The Miami‑Dade County Appropriations Committee heard a multifaceted presentation on budget pressures and efficiency measures, including a mayoral request that departments identify 10% reductions where feasible, an Office of Management and Budget (OMB) explanation of a $3 million unrealized‑revenue shortfall in the Information Services Department (ISD), and a Department of Information Technology (ITD) overview of ongoing modernization work.
David Cloudfield of the Office of Management and Budget told the committee that the ISD had a roughly $3 million deficiency driven primarily by unrealized revenue in prior years; under Governmental Accounting Standards Board rules, unrealized revenues had to be cleared out of prior balances. Cloudfield said the general fund used savings elsewhere to close that activity and that the administration plans to work with ISD to identify dedicated funding sources for its services.
The committee discussed a mayoral memo asking departments to prepare 10% cuts. Cloudfield said the administration is reviewing each department’s requested reductions and will prioritize adjustments for the coming budget cycle; he said some departments may require different approaches rather than uniform across‑the‑board reductions.

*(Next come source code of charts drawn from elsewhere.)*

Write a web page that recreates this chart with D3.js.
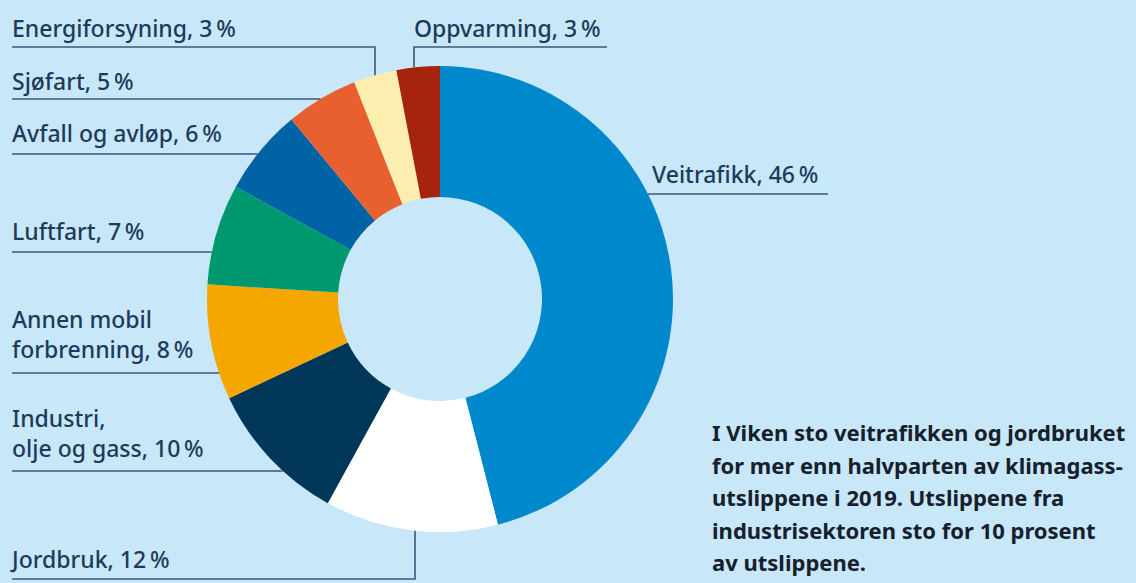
<!DOCTYPE html>
<html>
<head>
<meta charset="utf-8">
<script src="https://cdn.jsdelivr.net/npm/d3@7"></script>
<style>
  body { margin: 0; background: #c8e7f9; }
  svg { display: block; }
  .label { font-family: "Noto Sans", sans-serif; font-size: 23px; font-weight: 500; fill: #1e3a5a; }
  .note { font-family: "Noto Sans", sans-serif; font-size: 22px; font-weight: 700; fill: #15202c; }
  .leader { fill: none; stroke: #3b5878; stroke-width: 1.6; }
</style>
</head>
<body>
<svg id="chart"></svg>
<script>
// Data: share of greenhouse gas emissions, Viken 2019 (clockwise from 12 o'clock)
const categories = ["Veitrafikk", "Jordbruk", "Industri, olje og gass", "Annen mobil forbrenning",
  "Luftfart", "Avfall og avløp", "Sjøfart", "Energiforsyning", "Oppvarming"];
const values = [46, 12, 10, 8, 7, 6, 5, 3, 3];
const colors = ["#0088cc", "#ffffff", "#003759", "#f5a700", "#00986f", "#0063a6", "#e85f30", "#fdeeb0", "#a6230e"];

// Label text lines as printed (thin space before %)
const labelLines = [
  ["Veitrafikk, 46\u2009%"],
  ["Jordbruk, 12\u2009%"],
  ["Industri,", "olje og gass, 10\u2009%"],
  ["Annen mobil", "forbrenning, 8\u2009%"],
  ["Luftfart, 7\u2009%"],
  ["Avfall og avløp, 6\u2009%"],
  ["Sjøfart, 5\u2009%"],
  ["Energiforsyning, 3\u2009%"],
  ["Oppvarming, 3\u2009%"]
];
const noteLines = [
  "I Viken sto veitrafikken og jordbruket",
  "for mer enn halvparten av klimagass-",
  "utslippene i 2019. Utslippene fra",
  "industrisektoren sto for 10 prosent",
  "av utslippene."
];

const width = 1136, height = 583;
const cx = 440, cy = 299;
const outerR = 233, innerR = 102;

const svg = d3.select("#chart")
    .attr("width", width)
    .attr("height", height);

const pie = d3.pie().sort(null).value(d => d.value);
const arc = d3.arc().innerRadius(innerR).outerRadius(outerR);
const data = categories.map((c, i) => ({ name: c, value: values[i], color: colors[i], lines: labelLines[i] }));
const arcs = pie(data);

const g = svg.append("g").attr("transform", `translate(${cx},${cy})`);
g.selectAll("path")
    .data(arcs)
  .enter().append("path")
    .attr("d", arc)
    .attr("fill", d => d.data.color);

// where a horizontal / vertical leader meets the outer edge
const edgeX = (y, side) => side * Math.sqrt(outerR * outerR - (y - cy) * (y - cy)) + cx;
const edgeY = (x, side) => side * Math.sqrt(outerR * outerR - (x - cx) * (x - cx)) + cy;

// label layout: text x, baseline of last line, leader y, leader type
const layout = {
  "Veitrafikk": { x: 652, y: 183, ly: 194, kind: "right", end: 828 },
  "Jordbruk": { x: 12, y: 568, ly: 579, kind: "down", vx: 415 },
  "Industri, olje og gass": { x: 12, y: 457, ly: 471, kind: "left" },
  "Annen mobil forbrenning": { x: 12, y: 358, ly: 373, kind: "left" },
  "Luftfart": { x: 12, y: 240, ly: 252, kind: "left" },
  "Avfall og avløp": { x: 12, y: 142, ly: 154, kind: "left" },
  "Sjøfart": { x: 12, y: 90, ly: 99, kind: "left" },
  "Energiforsyning": { x: 12, y: 37, ly: 47, kind: "up", vx: 375, x0: 12 },
  "Oppvarming": { x: 414, y: 37, ly: 47, kind: "up", vx: 414, x0: 607 }
};

const lineGap = 30;
arcs.forEach(a => {
  const L = layout[a.data.name];
  const n = a.data.lines.length;
  const t = svg.append("text").attr("class", "label");
  a.data.lines.forEach((s, i) => {
    t.append("tspan").attr("x", L.x).attr("y", L.y - (n - 1 - i) * lineGap).text(s);
  });

  let pts;
  if (L.kind === "left") {
    pts = [[12, L.ly], [edgeX(L.ly, -1), L.ly]];
  } else if (L.kind === "right") {
    pts = [[L.end, L.ly], [edgeX(L.ly, 1), L.ly]];
  } else if (L.kind === "up") {
    pts = [[L.x0, L.ly], [L.vx, L.ly], [L.vx, edgeY(L.vx, -1)]];
  } else {
    pts = [[12, L.ly], [L.vx, L.ly], [L.vx, edgeY(L.vx, 1)]];
  }
  svg.append("path").attr("class", "leader").attr("d", d3.line()(pts));
});

// note text
const note = svg.append("text").attr("class", "note");
noteLines.forEach((s, i) => {
  note.append("tspan").attr("x", 712).attr("y", 441 + i * 32.5).text(s);
});
</script>
</body>
</html>
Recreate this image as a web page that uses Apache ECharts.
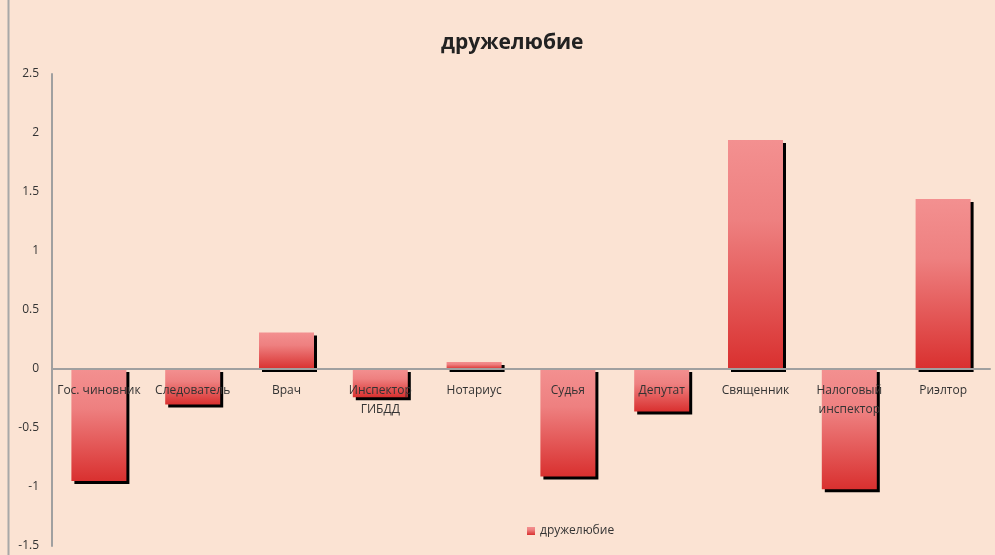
<!DOCTYPE html>
<html>
<head>
<meta charset="utf-8">
<script src="https://cdn.jsdelivr.net/npm/echarts@6/dist/echarts.min.js"></script>
<style>
    html, body { margin: 0; padding: 0; background: #fbe3d3; }
    #chart { width: 995px; height: 555px; }
</style>
</head>
<body>
<div id="chart"></div>
<script>
    var categories = ['Гос. чиновник', 'Следователь', 'Врач', 'Инспектор\nГИБДД', 'Нотариус',
        'Судья', 'Депутат', 'Священник', 'Налоговый\nинспектор', 'Риэлтор']
    var values = [-0.95, -0.30, 0.31, -0.24, 0.06, -0.91, -0.36, 1.94, -1.02, 1.44]
    var seriesName = 'дружелюбие'
    var yMin = -1.5
    var yMax = 2.5

    var myChart = echarts.init(document.getElementById('chart'))

    var gridTop = 74
    var gridBottom = 9
    var gridHeight = 555 - gridTop - gridBottom
    // move category axis (and its labels) up to the zero line
    var zeroOffset = -gridHeight * (0 - yMin) / (yMax - yMin)

    var barColor = new echarts.graphic.LinearGradient(0, 0, 0, 1, [
        { offset: 0, color: '#f39090' },
        { offset: 0.35, color: '#ee8080' },
        { offset: 1, color: '#d9302f' }
    ])

    var option = {
        backgroundColor: '#fbe3d3',
        textStyle: { fontFamily: 'Open Sans' },
        title: {
            text: seriesName,
            left: 436,
            top: 28,
            textStyle: {
                fontFamily: 'Open Sans',
                fontSize: 21,
                fontWeight: 'bold',
                color: '#222'
            }
        },
        graphic: [{
            type: 'line',
            shape: { x1: 8.5, y1: 0, x2: 8.5, y2: 555 },
            style: { stroke: '#a8a8a8', lineWidth: 2 }
        }],
        legend: {
            left: 522,
            top: 520,
            itemWidth: 8,
            itemHeight: 8,
            itemGap: 4,
            icon: 'rect',
            textStyle: { fontSize: 12, color: '#333' },
            data: [seriesName]
        },
        grid: {
            left: 52,
            right: 5,
            top: gridTop,
            bottom: gridBottom,
            outerBoundsMode: 'none'
        },
        xAxis: {
            type: 'category',
            data: categories,
            offset: zeroOffset,
            z: 10,
            axisTick: { show: false },
            axisLine: {
                show: true,
                onZero: false,
                lineStyle: { color: '#a0a0a0', width: 2 }
            },
            axisLabel: {
                color: '#333',
                fontSize: 12,
                margin: 12,
                interval: 0,
                lineHeight: 19
            }
        },
        yAxis: {
            type: 'value',
            min: yMin,
            max: yMax,
            interval: 0.5,
            splitLine: { show: false },
            axisTick: { show: false },
            axisLine: {
                show: true,
                lineStyle: { color: '#a0a0a0', width: 2 }
            },
            axisLabel: {
                color: '#333',
                fontSize: 12,
                margin: 13
            }
        },
        series: [{
            name: seriesName,
            type: 'bar',
            data: values,
            barWidth: 55,
            itemStyle: {
                color: barColor,
                shadowColor: '#000',
                shadowOffsetX: 3,
                shadowOffsetY: 3,
                shadowBlur: 0
            }
        }]
    }
    myChart.setOption(option)
</script>
</body>
</html>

Margaret Brisbane, director of ITD, outlined efforts already underway to realize efficiencies: consolidation of enterprise IT services, cloud migration and disaster‑recovery measures, legacy‑application retirement (the county supports more than 1,200 applications), automation and AI use cases to reduce routine human work, and data analytics dashboards used by departments to improve decision‑making. Brisbane described use cases — for example, dashboards for public housing occupancy and port cargo revenue — that the department says have produced operational value.
Committee members asked whether the county must use outside consultants such as McKinsey for the mayor’s efficiency review; OMB and administration leaders said the McKinsey engagement is not mandatory for the county to identify savings, but the consultant’s work will supplement in‑house analysis. The administration said it will return to the board with prioritized proposals and any requests that would require contract or license changes.
Ending: The committee recorded unanimous approval of a budget‑amendment ordinance (3D) that included adjustments discussed during the session, and members signaled continued review of departmental budgets and planned reporting on progress toward the mayor’s efficiency goals.